BI memastikan likuiditas perekonomian tetap tumbuh positif. Pada Juli 2024, uang beredar dalam arti luas (M2), yang mencakup uang kertas, uang logam, dan simpanan dalam bentuk rekening koran, mencapai Rp 8.970,8 triliun. Ini menunjukkan peningkatan 7,4 persen year-on-year (YoY), meskipun sedikit menurun dibandingkan pertumbuhan 7,7 persen YoY pada bulan sebelumnya.
Pertumbuhan tersebut didorong oleh pertumbuhan uang beredar sempit (M1) sebesar 6,3 persen YoY dan uang kuasi 7,2 persen YoY. Perkembangan M1 terutama disebabkan oleh uang kartal di luar bank umum dan BPR, serta tabungan rupiah yang dapat ditarik sewaktu-waktu. “Uang kartal yang beredar pada Juli 2024 sebesar Rp 939,5 triliun,” ungkap Erwin Haryono.

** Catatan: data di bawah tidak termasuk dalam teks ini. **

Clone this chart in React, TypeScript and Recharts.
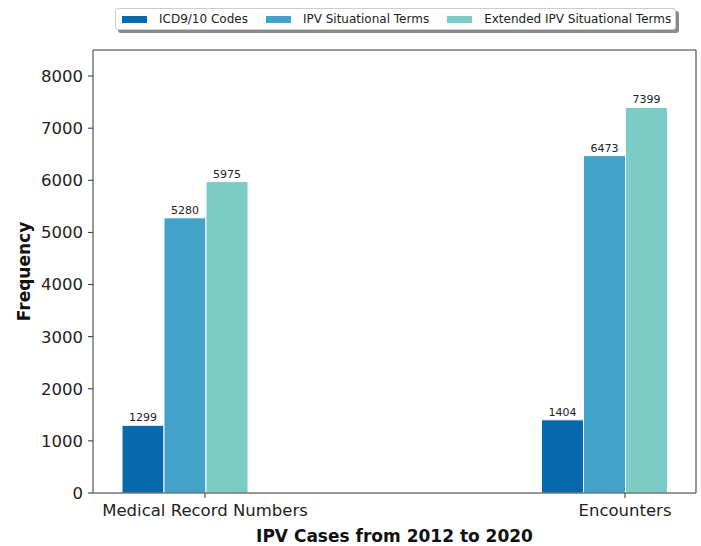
import React from 'react';
import { BarChart, Bar, XAxis, YAxis, LabelList } from 'recharts';

const categories = ['Medical Record Numbers', 'Encounters'];
const icdCodes = [1299, 1404];
const ipvTerms = [5280, 6473];
const extendedTerms = [5975, 7399];
const yTicks = [0, 1000, 2000, 3000, 4000, 5000, 6000, 7000, 8000];

const series = [
  { key: 'icd', name: 'ICD9/10 Codes', color: '#0868ac' },
  { key: 'ipv', name: 'IPV Situational Terms', color: '#43a2ca' },
  { key: 'ext', name: 'Extended IPV Situational Terms', color: '#7bccc4' },
];

const data = categories.map((name, i) => ({
  name,
  icd: icdCodes[i],
  ipv: ipvTerms[i],
  ext: extendedTerms[i],
}));

const font = '"DejaVu Sans", sans-serif';
const axisColor = '#333';

function LegendBox() {
  return (
    <div
      style={{
        position: 'absolute',
        left: 115,
        top: 8,
        width: 561,
        height: 22,
        boxSizing: 'border-box',
        border: '1px solid #ccc',
        borderRadius: 3,
        background: '#fff',
        boxShadow: '3px 3px 0 #8a8a8a',
        display: 'flex',
        alignItems: 'center',
        fontFamily: font,
        fontSize: 12,
        color: '#222',
      }}
    >
      {series.map((s, i) => (
        <div key={s.key} style={{ display: 'flex', alignItems: 'center', marginLeft: i === 0 ? 6 : 18 }}>
          <span style={{ display: 'inline-block', width: 25, height: 7, background: s.color, marginRight: 12 }} />
          <span>{s.name}</span>
        </div>
      ))}
    </div>
  );
}

export default function App() {
  return (
    <div style={{ position: 'absolute', left: 0, top: 0, width: 701, height: 546, background: '#fff' }}>
      <LegendBox />
      <BarChart
        width={701}
        height={546}
        data={data}
        barGap={0}
        margin={{ top: 49, right: 4, bottom: 0, left: 0 }}
        style={{ fontFamily: font }}
      >
        <XAxis xAxisId="bars" dataKey="name" hide height={0} padding={{ left: -118, right: -118 }} />
        <XAxis
          xAxisId="labels"
          dataKey="name"
          height={53}
          padding={{ left: -98, right: -139 }}
          axisLine={{ stroke: axisColor }}
          tickLine={{ stroke: axisColor }}
          tick={{ fill: '#222', fontSize: 16.5 }}
          tickSize={5}
          tickMargin={6}
          label={{ value: 'IPV Cases from 2012 to 2020', position: 'insideBottom', offset: 4, fill: '#111', fontSize: 17, fontWeight: 'bold' }}
        />
        <XAxis xAxisId="top" orientation="top" dataKey="name" height={1} tick={false} tickLine={false} axisLine={{ stroke: axisColor }} />
        <YAxis
          domain={[0, 8500]}
          ticks={yTicks}
          width={93}
          axisLine={{ stroke: axisColor }}
          tickLine={{ stroke: axisColor }}
          tick={{ fill: '#222', fontSize: 16.5 }}
          tickSize={5}
          tickMargin={5}
          label={{ value: 'Frequency', angle: -90, position: 'insideLeft', dx: 19, fill: '#111', fontSize: 17, fontWeight: 'bold', style: { textAnchor: 'middle' } }}
        />
        <YAxis yAxisId="right" orientation="right" width={1} domain={[0, 8500]} tick={false} tickLine={false} axisLine={{ stroke: axisColor }} />
        {series.map((s) => (
          <Bar key={s.key} xAxisId="bars" dataKey={s.key} name={s.name} fill={s.color} barSize={42} stroke="#fff" strokeWidth={1} isAnimationActive={false}>
            <LabelList dataKey={s.key} position="top" offset={4} fill="#222" fontSize={11} />
          </Bar>
        ))}
      </BarChart>
    </div>
  );
}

Penguatan rupiah saat ini didorong oleh fundamental ekonomi yang solid, dengan pertumbuhan ekonomi sekitar 5 persen dan inflasi yang terkendali dalam sasaran 2,5 plus minus 1 persen. Meskipun ada aksi protes pada Kamis (22/8) terkait revisi UU Pilkada, mata uang Garuda tetap berada di level Rp 15.579 per USD. “Fakta bahwa kemarin tidak terlalu berpengaruh, mungkin itu menunjukkan kedewasaan kita terhadap politik. In relative ekonominya menjadi lebih kuat. Faktor ekonomi, baik eksternal maupun internal, lebih memengaruhi pergerakan rupiah dibandingkan dengan pertimbangan politik. Dan itu yang pada akhirnya memengaruhi market,” jelas Erwin.

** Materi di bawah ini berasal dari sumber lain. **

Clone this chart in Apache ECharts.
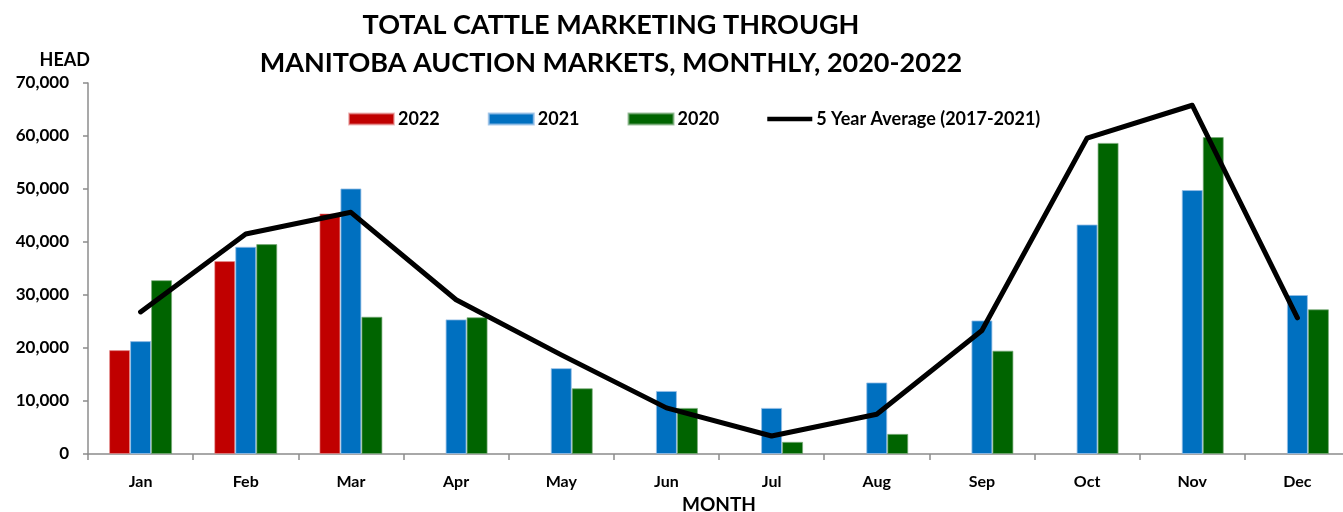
<!DOCTYPE html>
<html>
<head>
<meta charset="utf-8">
<script src="https://cdn.jsdelivr.net/npm/echarts@6/dist/echarts.min.js"></script>
<style>
html,body{margin:0;padding:0;background:#fff;}
#chart{width:1343px;height:512px;}
</style>
</head>
<body>
<div id="chart"></div>
<script>
var months = ['Jan','Feb','Mar','Apr','May','Jun','Jul','Aug','Sep','Oct','Nov','Dec'];
var v2022 = [19600, 36400, 45400, null, null, null, null, null, null, null, null, null];
var v2021 = [21300, 39100, 50100, 25400, 16200, 11900, 8700, 13500, 25200, 43300, 49800, 30000];
var v2020 = [32800, 39600, 25900, 25800, 12400, 8700, 2300, 3800, 19500, 58700, 59800, 27300];
var avg5 = [26800, 41500, 45600, 29100, 18700, 8700, 3400, 7500, 23300, 59600, 65800, 25700];

var FONT = 'Lato';
var chart = echarts.init(document.getElementById('chart'));
chart.setOption({
  animation: false,
  backgroundColor: '#fff',
  title: {
    text: 'TOTAL CATTLE MARKETING THROUGH\nMANITOBA AUCTION MARKETS, MONTHLY, 2020-2022',
    left: 606, top: 1, textAlign: 'center',
    textStyle: {fontFamily: FONT, fontWeight: 'bold', fontSize: 27, lineHeight: 38, color: '#000'}
  },
  legend: {
    top: 105, left: 343,
    itemWidth: 45, itemHeight: 11, itemGap: 48,
    textStyle: {fontFamily: FONT, fontWeight: 'bold', fontSize: 18, color: '#000', padding: [0,0,0,-1]},
    data: [
      {name: '2022', icon: 'rect'},
      {name: '2021', icon: 'rect'},
      {name: '2020', icon: 'rect'},
      {name: '5 Year Average (2017-2021)', icon: 'path://M0,0 L49,0 L49,5 L0,5 Z', itemStyle: {color: '#000'}}
    ]
  },
  grid: {left: 88, top: 83, width: 1262, height: 371, containLabel: false, outerBoundsMode: 'none'},
  xAxis: {
    type: 'category', data: months,
    name: 'MONTH', nameLocation: 'middle', nameGap: 40,
    nameTextStyle: {fontFamily: FONT, fontWeight: 'bold', fontSize: 19, color: '#000'},
    axisLine: {lineStyle: {color: '#8c8c8c', width: 1.5}},
    axisTick: {show: true, length: 6, lineStyle: {color: '#8c8c8c', width: 1.5}},
    axisLabel: {fontFamily: FONT, fontWeight: 'bold', fontSize: 16, color: '#000', margin: 20}
  },
  yAxis: {
    type: 'value', min: 0, max: 70000, interval: 10000,
    name: 'HEAD', nameLocation: 'end', nameGap: 14,
    nameTextStyle: {fontFamily: FONT, fontWeight: 'bold', fontSize: 18, color: '#000', align: 'right', padding: [0, -2, 0, 0]},
    axisLine: {show: true, lineStyle: {color: '#8c8c8c', width: 1.5}},
    axisTick: {show: true, length: 5, lineStyle: {color: '#8c8c8c', width: 1.5}},
    splitLine: {show: false},
    axisLabel: {
      fontFamily: FONT, fontWeight: 'bold', fontSize: 17, color: '#000', margin: 19,
      formatter: function (v) { return v.toLocaleString('en-US'); }
    }
  },
  series: [
    {name: '2022', type: 'bar', data: v2022, barWidth: 21, barGap: '0%',
     itemStyle: {color: '#C00000', borderColor: 'rgba(230,150,150,0.6)', borderWidth: 1}},
    {name: '2021', type: 'bar', data: v2021, barWidth: 21, barGap: '0%',
     itemStyle: {color: '#0070C0', borderColor: 'rgba(150,190,230,0.8)', borderWidth: 1}},
    {name: '2020', type: 'bar', data: v2020, barWidth: 21, barGap: '0%',
     itemStyle: {color: '#006400', borderColor: 'rgba(120,170,120,0.7)', borderWidth: 1}},
    {name: '5 Year Average (2017-2021)', type: 'line', data: avg5, z: 5,
     showSymbol: false, symbol: 'none', smooth: false,
     lineStyle: {color: '#000', width: 5, cap: 'round', join: 'round'},
     itemStyle: {color: '#000'}}
  ]
});
</script>
</body>
</html>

Dia menambahkan bahwa dalam dua dekade terakhir, ekonomi telah menjadi faktor dominan bagi pasar. Setelah ketidakpastian global mereda, investor kembali masuk ke pasar keuangan domestik, menunjukkan kepercayaan tinggi investor asing terhadap sektor riil dan portofolio ekonomi Indonesia.
Berdasarkan data transaksi BI, selama periode 19-22 Agustus 2024, nonresiden tercatat membeli neto Rp 15,91 triliun di pasar keuangan domestik. Dana asing masuk dari pasar surat berharga negara (SBN), pasar saham, dan Sekuritas Rupiah Bank Indonesia (SRBI). Rinciannya, beli neto sebesar Rp 11,45 triliun di pasar SBN, Rp 4,13 triliun di pasar saham, dan Rp 330 miliar di SRBI.
Sementara itu, Direktur Departemen Kebijakan Ekonomi dan Moneter BI, Juli Budi Winantya, menjelaskan bahwa deflasi yang terjadi dalam beberapa bulan terakhir dipengaruhi oleh penurunan inflasi pada komponen volatile food atau harga pangan bergejolak. Komponen tersebut mengalami koreksi hingga di bawah 5 persen dibandingkan dengan bulan-bulan sebelumnya yang sempat mencapai 9 persen. “Kalau terkait daya beli segala macam itu dikaitkan dengan inflasi inti. Kalau kami lihat dari ekspektasi yang terjaga, dari kapasitas perekonomian yang masih cukup dan dari imported inflation yang terkendali,” ujar Juli Budi Winantya.
Ke depan, BI meyakini bahwa inflasi akan tetap terkendali. Kapasitas perekonomian masih besar dan mampu merespons permintaan domestik, serta imported inflation yang terjaga sejalan dengan stabilisasi nilai tukar rupiah.